Smoothing the Rough Road of Divorce

Let’s face it, divorce is hard. The choices you make, however, are what determine the difference between a tough, emotional time and a long-term disruption to your entire life.

Divorced Father on Docks

Knowing how to do this isn’t automatic, which is why we love to share resources like Chris Pirillo and relationship counselor Imei Hsu’s “50 Divorce Tips for Men”. Here’s a small sample:

  1. Make a commitment to take better care of yourself: mind, body, and soul. You are going to need everything you have to close the relationship. When it comes to the body, it’s “garbage in, garbage out.” If your partner has been providing all the meals, it’s time for you to learn simple procedures. Dining out every day is not only expensive, it may not be healthy unless you know something about selecting balanced meals. Consider Maslow’s Hierarchy of Needs: at the bottom level, you should be meeting your needs for food, shelter, rest, and safety. Get a haircut. Shower. Shave. Wear cologne. Don’t forget to remove extraneous ear and nose hair. The first thing to go for most men is self-maintenance. Keep your job and keep your friends by not smelling like beer and pizza, or looking like that’s all you eat.And if you didn’t do any of that before the divorce, there’s no time like the present to begin!
  2. Don’t engage in unnecessary emotional banter with your soon-to-be ex-partner (or anybody connected to her in some capacity for that matter). These fights are almost never worth having on the way out the door of the relationship. Be the bigger person in the room: end the fight, attempt to set up a more productive time to discuss any necessary questions or plans, and leave the room, if necessary or possible.
  3. Think before you put anything in writing: email, tweet, letter, etc. Whatever you post online could end up there forever. In the heat of the moment, it might seem funny to take revenge and say some tactless words, post funny pictures of your partner, or shame your partner by disclosing sacred stories shared between the two of you. If you must, write it down for PRIVATE purposes, have your laugh, and then discard it. You’ll be glad you didn’t air your passive-aggressive move in the public sector.
  4. Don’t use your partner as a therapist for your emotions. Ask friends to listen empathetically (without much feedback) if you need to vent. Pets make great listeners! Do not use your partner as a dumping ground for your guilt, anger, or remorse.
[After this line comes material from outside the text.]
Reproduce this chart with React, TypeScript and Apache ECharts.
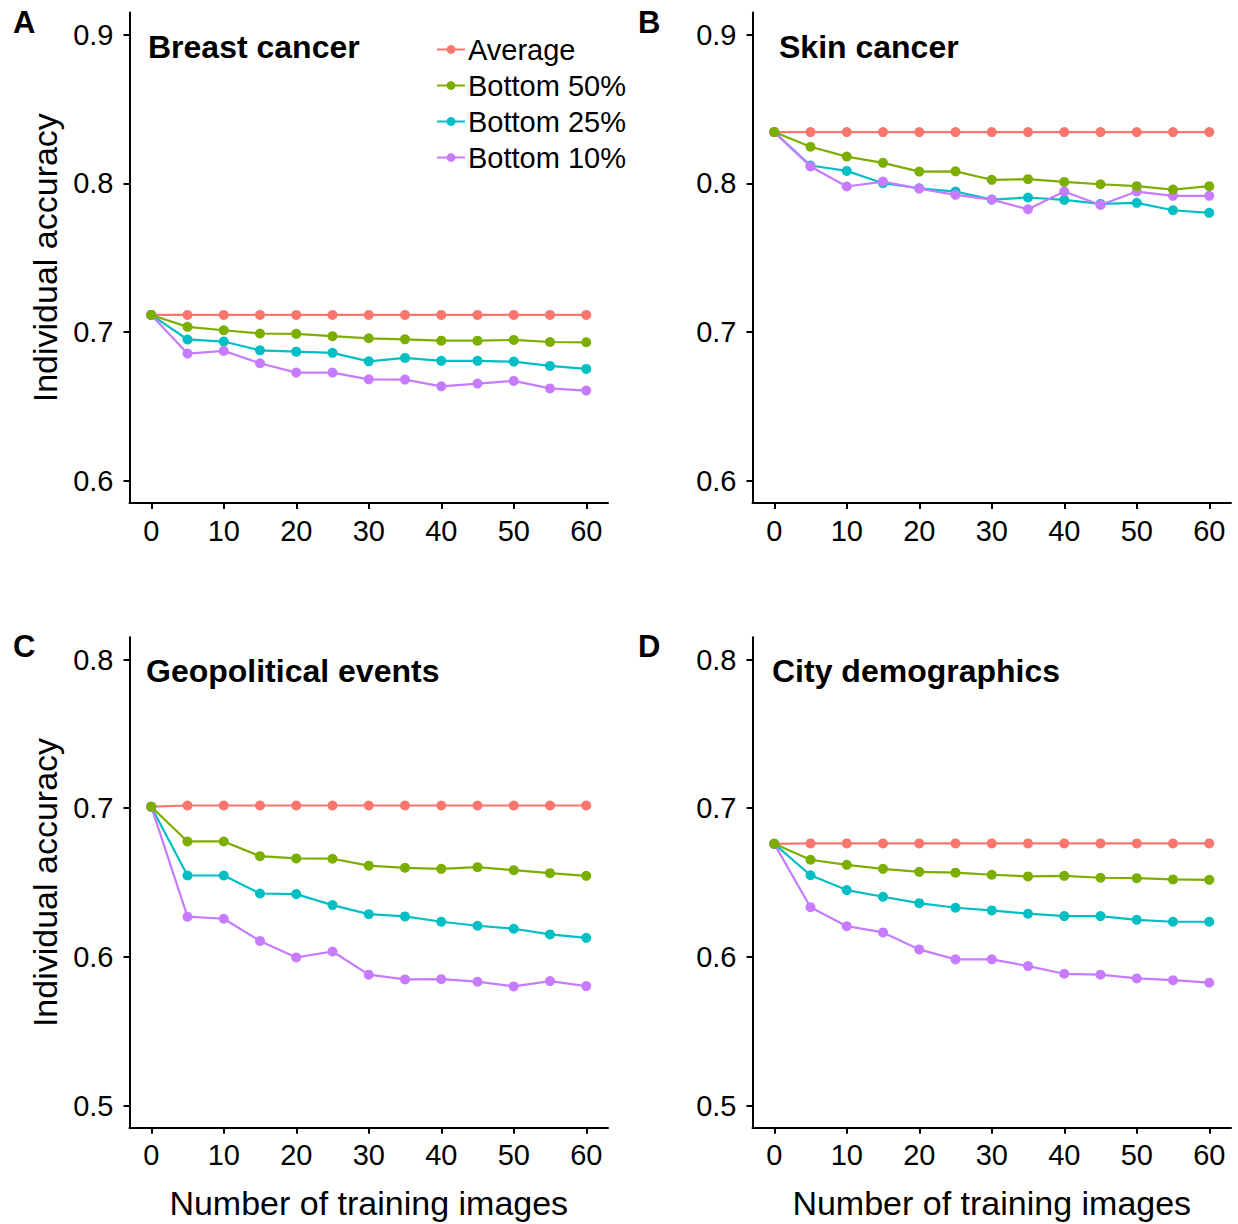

If you have apologies to make for your behavior, let your partner know, and let your partner choose a time to hear this from you. Process your guilt and anger with someone else (but exercise discretion).

Following some simple rules can certainly help you through the process of divorce, along with finding help from a lawyer who understands your needs. Of course, divorce puts stress on you regardless of gender, and so the same authors have also put together “50 Divorce Tips for Women”.

Take a look at whichever list applies to you, and smooth that rough road out a little bit.